Metal Oxides with Distinctive Valence States in an Electron‐Rich Matrix Enable Stable High‐Capacity Anodes for Li Ion Batteries

Abstract Metal oxides are arguably a promising solution to next‐generation high‐energy‐density anode materials. In particular, molybdenum oxides own high theoretical specific capacity (1117 and 838 mA h g −1 for MoO 3 and MoO 2 , respectively), high chemical stability, and low cost. The low electronic conductivity of MoO 3 limits their charge–discharge rate performances and delithiation capability. By controlling the valence state of MoO x with carbon, partial MoO 3 can be reduced to MoO 2 with low electrical resistance and high‐rate capacity. Nonetheless, both molybdenum oxides undergo large‐volume expansion/shrinkage and even pulverization in the lithiation/delithiation process. Herein, through a facile pyrolysis method a MoO x /N‐doped carbon nanotube (NCNT) anode with controllable valence states of Mo is designed. The high conductivity and flexibility of the NCNT matrix form a stable MoO 2 /MoO 3 anode with finely matched lattices and coordinated 3d electrons.

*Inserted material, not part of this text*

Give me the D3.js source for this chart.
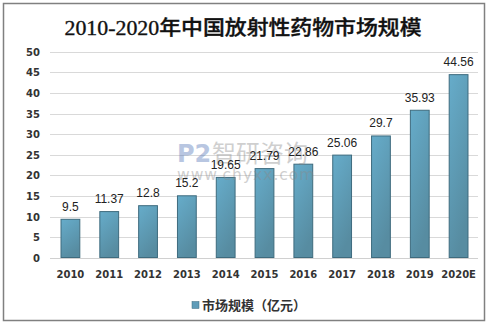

Owing to molecularly close contact between electron‐rich CNTs and MoO x , MoO x /NCNTs own a high conductivity of 0.36 S cm −1 , and mitigate the volume expansion in charges and discharges. The MoO 3 /MoO 2 /NCNTs anode delivers an unparalleled high gravimetric capacity of 970 mA h g −1 , over 100‐cycle stability and high rate capability.